Japan and South Korea are often held up as exemplars of
the potential the cards and payments industry can achieve with
mobile and contactless payments worldwide. Louise Naughton looks at
the lessons which can be learned from Japan, which has 20m active
mobile contactless users.
Japan is one of the world’s only
countries (aside from South Korea) where mobile contactless
payments have made their way beyond the pilot stage.
The standard term for the Japanese
mobile wallet is osaifu keitai, which encompasses the
radio frequency identification (RFID) contactless chip, software
applications, and user interfaces.
According to the Celent report
Lessons from the mobile payment leader: What the world can
learn from the Japanese market, Japan has the right ecosystem
in place for mobile contactless payment technology to flourish.

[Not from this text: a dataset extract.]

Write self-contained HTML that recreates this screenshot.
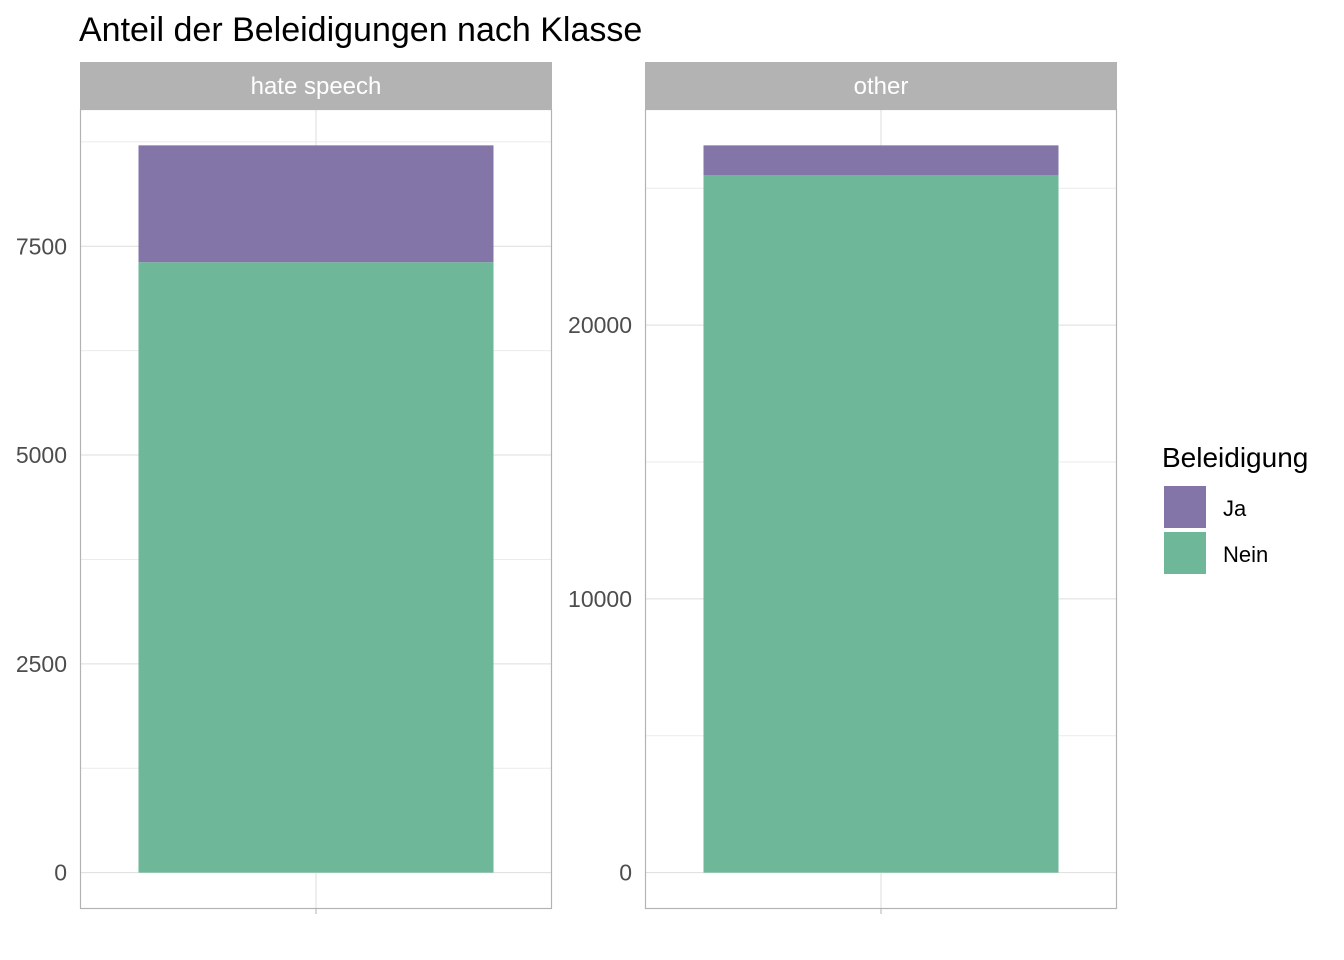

This includes widespread acceptance of contactless payments, a high
number of mobile subscribers, a population that is accustomed to
making mobile contactless payments, and a high circulation of
mobile phones which support mobile wallet capability.
Out of the 117m mobile contactless
payment accounts in Japan, Celent estimates that 28m are registered
and 20m are active users. As industry players define active use by
different frequencies, and none of the companies Celent interviewed
were willing to reveal their number of self-defined active users,
Celent acknowledged that it had to take “quite a bit” of analytical
license in order to determine figures.
Using the most common responses
from industry players who said “more than half” or “most” of their
registered mobile payments users were active, Celent calculated the
active rate as 72.5% – the average between the high-end rate (90%)
and the low-end rate (55%).
‘Cool’ is not
According to the Celent report, one of the major lessons
overseas markets can learn from Japan is that simply positioning
mobile contactless payments as a newer, faster, and ‘cooler’ way to
pay will not be enough to convince consumers or merchants to adopt
“Players should not place the main
focus on payments in order to obtain widespread adoption,” said the
report. “Rather, the Japanese market has shown that financial
institutions and payment brands will have to strengthen efforts to
play non-traditional roles in support of mobile incentives,
including merchant aggregation, promotional engine technology and
consumer facing rewards/points program management portals.”
In other words, payment
functionality is assumed and incentive schemes are seen to have
been the driving force in pushing mobile payments into the
mainstream, not the traditionally-viewed benefits of increased
speed and decreased cash handling.
One of the other major lessons was
that mobile payments are inherently more complicated than plastic
card-based payments. Consumers have to download and use various
applications and go through lengthy registration processes on small
screens which may slow down the adoption process. The fact that
contactless card use far outstrips mobile contactless use in Japan
is cited as proof of this claim.
Celent found no evidence that
non-Japanese consumers will have an easier time enrolling in mobile
contactless payment technology.
According to the Celent report there are clear differences
between the Japanese market and markets overseas. The main one
being the historical dominance of single mobile carrier NTT Docomo
which accounts for half of the market share and was the driving
force behind osaifu keitai.
In Japan, none of the top
contactless payments solutions are offered by traditional payments
players, including banks and payment brands. Visa has essentially
been irrelevant in Japan in terms of contactless payments. Celent
sees no reason why this would not carry over into other markets as
there is no shortage of potential usurpers. Limiting this idea only
to the US, it is noted that both PayPal and Apple have expressed a
desire to cross over into the physical/bricks-and-mortar space of
Celent also reports that the number
of osaifu keitai-enabled mobile phones is 55%, compared to
the US where it is essentially zero.
Where there are differences between
markets, there are also similarities. Celent reports that user
experience is the same all over the world. Consumers would rather
purchase a contactless enabled handset than add a sticker or tag to
their existing mobile phones.
The fact that Japan had a lack of a
ubiquitous, incumbent card-acceptance infrastructure prior to the
launch of card and mobile based contactless payments can be cited
as a reason why Japan is seen as the leading market in contactless
Nevertheless, Celent claims there are multiple lessons that
other markets can learn from the Japanese as they go forward and
encourage mobile contactless payments for the masses.